It's that time of year, Murakami doesn't win the Nobel. But it always stirs up a lot of talk.
Asymtote have an interview with Murakami translator Jay Rubin:
The New Yorker has a Murakami short story translated by Ted Goossen:
And Granta have a piece written by Yukiko Motoya, translated by Asa Yoneda:
I've just finished Colorless Tsukuru Tazaki, and I've been thinking recently about the lack of critical reviews of translated works. There is usually a single line that mentions 'this is a translation' for good or bad, and nothing more is said. But a decent review of the work as a translation can be hard to do without falling down to nagging about word choice. I was pleased to see translator Philip Gabriel keeping some Japanese specific terms such as kotatsu, but bento was jarringly translated as boxed lunch, and it was also quite strange to see distances measured in miles and not kilometres. But how much do such word choices effect the reading experience for the majority of Murakami readers? Not much. One section of the novel deals with the use of the masculine pronoun ore and how that influences the relationship between Tazaki and Aka. Gabriel did quite well to explain the usage within the context of story. I enjoyed restraint of Colorless TsukuruTazaki much more than the sea of unnecessary text that was 1Q84.

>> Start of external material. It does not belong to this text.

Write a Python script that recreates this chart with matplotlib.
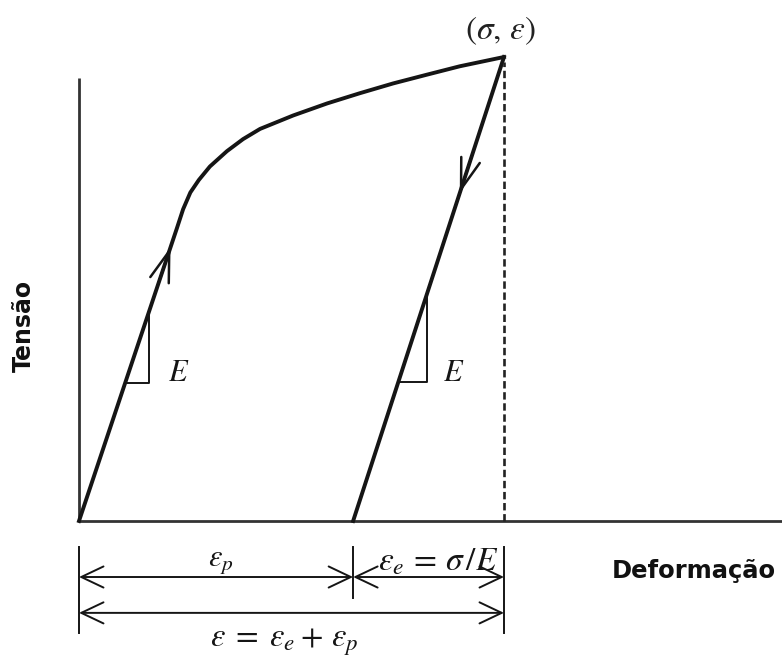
import numpy as np
import matplotlib
matplotlib.use('Agg')
import matplotlib.pyplot as plt

plt.rcParams['mathtext.fontset'] = 'stix'

# curva de carga (deformação normalizada, tensão normalizada)
eps_load = [0.0, 0.230, 0.245, 0.262, 0.282, 0.308, 0.348, 0.386, 0.426,
            0.504, 0.584, 0.661, 0.739, 0.819, 0.896, 1.0]
sig_load = [0.0, 0.630, 0.672, 0.708, 0.735, 0.764, 0.797, 0.823, 0.845,
            0.874, 0.900, 0.922, 0.943, 0.962, 0.980, 1.0]

# descarga elástica até a deformação plástica residual
eps_p = 0.645
eps_total = 1.0
eps_unload = [eps_total, eps_p]
sig_unload = [1.0, 0.0]

# triângulos do módulo E
tri_left_eps = [0.110, 0.165, 0.165]
tri_left_sig = [0.297, 0.297, 0.450]
tri_right_eps = [0.7515, 0.820, 0.820]
tri_right_sig = [0.300, 0.300, 0.493]

INK = '#151515'

fig = plt.figure(figsize=(7.82, 6.59), dpi=100)
ax = fig.add_axes([0, 0, 1, 1])
ax.set_xlim(-0.18588, 1.65412)
ax.set_ylim(-0.29741, 1.12284)
ax.axis('off')

# eixos
ax.plot([0, 0], [0, 0.955], color='#333333', lw=2.0, solid_capstyle='butt')
ax.plot([0, 1.654], [0, 0], color='#333333', lw=2.0, solid_capstyle='butt')

# curvas
ax.plot(eps_load, sig_load, color=INK, lw=2.8, solid_joinstyle='round')
ax.plot(eps_unload, sig_unload, color=INK, lw=2.8, solid_joinstyle='miter')
ax.plot([eps_total, eps_total], [0, 0.99], color='#222222', lw=1.9,
        linestyle=(0, (2.8, 1.4)))

# setas de sentido sobre as curvas
def seta(x0, y0, x1, y1):
    ax.annotate('', xy=(x1, y1), xytext=(x0, y0),
                arrowprops=dict(arrowstyle='->,head_length=1.1,head_width=0.35',
                                mutation_scale=20, lw=1.8, color=INK,
                                shrinkA=0, shrinkB=0))

s_up = 0.59
seta(np.interp(s_up - 0.08, sig_load, eps_load), s_up - 0.08,
     np.interp(s_up, sig_load, eps_load), s_up)
s_dn = 0.707
e_dn = eps_p + s_dn * (eps_total - eps_p)
seta(eps_p + (s_dn + 0.08) * (eps_total - eps_p), s_dn + 0.08, e_dn, s_dn)

# triângulos
ax.plot(tri_left_eps, tri_left_sig, color=INK, lw=1.4)
ax.plot(tri_right_eps, tri_right_sig, color=INK, lw=1.4)
ax.text(0.234, 0.321, r'$E$', fontsize=22, ha='center', va='center', color=INK)
ax.text(0.882, 0.319, r'$E$', fontsize=22, ha='center', va='center', color=INK)

ax.text(0.991, 1.058, r'$(\sigma,\,\varepsilon)$', fontsize=24,
        ha='center', va='center', color='#222222')

# cotas das deformações
y1, y2 = -0.1207, -0.198
for x, bot in [(0, -0.241), (eps_p, -0.166), (eps_total, -0.241)]:
    ax.plot([x, x], [-0.056, bot], color=INK, lw=1.4)

def cota(xa, xb, y):
    ax.annotate('', xy=(xb, y), xytext=(xa, y),
                arrowprops=dict(arrowstyle='<->,head_length=0.8,head_width=0.38',
                                mutation_scale=20, lw=1.4, color=INK,
                                shrinkA=0, shrinkB=0))

cota(0, eps_p, y1)
cota(eps_p, eps_total, y1)
cota(0, eps_total, y2)

ax.text(0.334, -0.088, r'$\varepsilon_p$', fontsize=22, ha='center', va='center', color=INK)
ax.text(0.704, -0.086, r'$\varepsilon_e\,{=}\,\sigma\,/E$', fontsize=24,
        ha='left', va='center', color=INK)
ax.text(0.482, -0.259, r'$\varepsilon\;=\;\varepsilon_e+\,\varepsilon_p$', fontsize=23.5,
        ha='center', va='center', color=INK)

# rótulos dos eixos
ax.text(-0.129, 0.420, 'Tensão', rotation=90, fontsize=17, fontweight='bold',
        ha='center', va='center', color='#111111')
ax.text(1.254, -0.123, 'Deformação', fontsize=17.5, fontweight='bold',
        ha='left', va='baseline', color='#111111')

fig.savefig('out.png', dpi=100)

I also recently read All You Need Is Kill, the acclaimed sci-fi novel behind the latest Tom Cruise movie, Edge of Tomorrow. The underlying storyline was quite interesting, but I was quite turned off by the immature characterisation and juvenile conversations. It felt more like Japanese high school 'light novel' drama pulp, unsatisfying as a sci-fi novel. It is rating very well over at Goodreads (4+), but if anyone can tell me why, I'd really like to know.